Ce mépris du politique est au cœur de plusieurs phénomènes que connaissent aujourd’hui la plupart des pays démocratiques, en proie à la désaffection pour la politique en tant que recherche du bien commun (1). Sadin analyse celle-ci comme “l’agonie ou la fin de la société” liée au “repliement de chacun sur sa sphère propre” (p. 160), thème qu’il a développé dans son livre plus récent, L’ère de l’individu tyran. Sa critique de la raison numérique part du constat que celle-ci repose entièrement sur un “rapport quantitatif au réel”, qui aboutit à vouloir “transformer en information chaque fragment du réel”, notamment “par l’implantation massive de capteurs” (p. 50).
Sadin montre comment cette ambition technologique repose sur un “rapport totalisant aux phénomènes”. Celui-ci aboutit, explique-t-il, à “l’exclusion du sensible”, dont il esquisse la généalogie, la faisant remonter à une longue tradition datant de “la Grèce antique, en passant par la Renaissance - de Galilée à Bacon - les Lumières, le positivisme du XIXe siècle jusqu’à la Science moderne”. Le rejet du sensible concomitant à la mathématisation du réel - auquel remonte en définitive tout le projet du “Big Data” et de la raison numérique triomphante - avait déjà été critiqué par Husserl dès 1936, dans son fameux article la Krisis, que cite Sadin sans toutefois s’y arrêter suffisamment…Cet aspect crucial de la critique de la raison numérique aurait mérité d’être développé et approfondi, tant il est essentiel à la compréhension du sujet.
Sans doute manque-t-il, plus généralement, au livre d’Eric Sadin une réflexion sur la dimension morale, qui permettrait d’exposer le ressort caché de notre civilisation actuelle, marquée par le double mouvement contradictoire (dont Sadin a bien saisi le caractère paradoxal) de l’exaltation permanente du moi, de la flatterie constante de ses désirs d’un côté, et d’abolition de la liberté de l’autre côté, abolition inhérente à l’ethos fondateur de la Raison numérique. En effet, le fantasme sur lequel repose en définitive toute cette entreprise gigantesque est bien celui d’abolir non seulement le droit (comme l’a bien vu Sadin) mais aussi et surtout d’abolir la Loi morale, pour y substituer le désir individuel érigé en seul maître.
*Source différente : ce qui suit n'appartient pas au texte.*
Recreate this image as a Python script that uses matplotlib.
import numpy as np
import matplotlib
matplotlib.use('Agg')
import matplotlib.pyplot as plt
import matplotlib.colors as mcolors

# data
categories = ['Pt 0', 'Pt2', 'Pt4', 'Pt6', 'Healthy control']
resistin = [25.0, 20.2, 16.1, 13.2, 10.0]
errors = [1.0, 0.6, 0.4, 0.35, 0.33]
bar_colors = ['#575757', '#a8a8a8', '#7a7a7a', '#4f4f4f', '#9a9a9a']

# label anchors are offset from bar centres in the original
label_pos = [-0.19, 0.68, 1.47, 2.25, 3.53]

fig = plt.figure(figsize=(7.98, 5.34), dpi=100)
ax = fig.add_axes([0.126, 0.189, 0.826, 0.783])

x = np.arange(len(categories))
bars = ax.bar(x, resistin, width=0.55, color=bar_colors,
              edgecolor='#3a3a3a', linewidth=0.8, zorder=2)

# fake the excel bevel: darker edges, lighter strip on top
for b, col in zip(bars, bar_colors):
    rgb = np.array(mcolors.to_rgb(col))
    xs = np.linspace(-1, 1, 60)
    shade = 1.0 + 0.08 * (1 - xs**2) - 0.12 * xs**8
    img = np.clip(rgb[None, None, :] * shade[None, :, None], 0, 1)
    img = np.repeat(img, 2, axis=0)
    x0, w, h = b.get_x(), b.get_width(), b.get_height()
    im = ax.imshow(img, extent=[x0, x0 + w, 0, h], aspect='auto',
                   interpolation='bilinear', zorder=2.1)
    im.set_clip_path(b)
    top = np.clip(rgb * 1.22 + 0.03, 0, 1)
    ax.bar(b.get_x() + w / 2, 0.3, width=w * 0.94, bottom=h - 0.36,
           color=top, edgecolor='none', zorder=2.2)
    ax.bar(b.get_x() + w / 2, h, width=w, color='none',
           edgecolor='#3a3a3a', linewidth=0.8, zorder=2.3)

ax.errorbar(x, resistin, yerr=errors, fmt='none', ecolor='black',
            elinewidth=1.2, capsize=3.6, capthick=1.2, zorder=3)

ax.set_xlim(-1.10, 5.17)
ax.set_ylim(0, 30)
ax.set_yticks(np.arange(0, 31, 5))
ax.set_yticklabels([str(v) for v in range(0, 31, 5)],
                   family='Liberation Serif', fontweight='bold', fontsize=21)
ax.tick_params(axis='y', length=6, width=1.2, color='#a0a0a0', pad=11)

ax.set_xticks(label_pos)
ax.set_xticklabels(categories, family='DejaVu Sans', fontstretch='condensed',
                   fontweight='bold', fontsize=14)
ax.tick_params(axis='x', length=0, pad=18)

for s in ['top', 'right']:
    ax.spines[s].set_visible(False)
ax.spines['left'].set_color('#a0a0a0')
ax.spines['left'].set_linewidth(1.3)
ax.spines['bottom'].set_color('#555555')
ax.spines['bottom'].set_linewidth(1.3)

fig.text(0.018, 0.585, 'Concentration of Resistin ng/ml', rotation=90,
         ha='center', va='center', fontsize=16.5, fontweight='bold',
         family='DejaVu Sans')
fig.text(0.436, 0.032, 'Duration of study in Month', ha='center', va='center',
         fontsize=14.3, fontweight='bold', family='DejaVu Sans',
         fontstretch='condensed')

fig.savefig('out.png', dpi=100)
La lucidité remarquable de l’auteur dans la description des effets de cette entreprise totalisante va de pair avec une relative timidité philosophique dans sa critique de la Raison numérique. Celle-ci mériterait ainsi d’être poussée plus avant, dans au moins deux directions fondamentales. La première consisterait à compléter la critique de la technique (située dans le sillage de Jacques Ellul) et de la technologie numérique par une critique plus radicale encore de la Science moderne et de son projet philosophique (2).
La seconde consisterait à déceler dans le rêve illusoire et effrayant d’un “‘homme augmenté” et d’un “Quantified World” l’ultime conséquence du rejet de toute norme transcendante, inhérent à l’idéologie post-moderne (3). Ce qui manque, en somme, pour parachever la critique essentielle d’Eric Sadin, c’est la notion hébraïque du Tselem dont le rejet actuel par toutes les idéologies proclamant la fin de l’homme ou du libre-arbitre, permet de comprendre comment l’Occident en est arrivé là où il se trouve aujourd’hui.
Pierre Lurçat
1. J’aborde ce sujet dans mon livre Seuls dans l’Arche, Israël laboratoire du monde, éditions l’éléphant 2021.
2. Sur ce point, je renvoie aux ouvrages de François Lurçat, et notamment La science suicidaire, Athènes sans Jérusalem, éd. François-Xavier de Guibert 1999.
3. L’idéologie post-moderne est analysée par Shmuel Trigano, dans son livre La nouvelle idéologie dominante, le post-modernisme, Hermann 2012.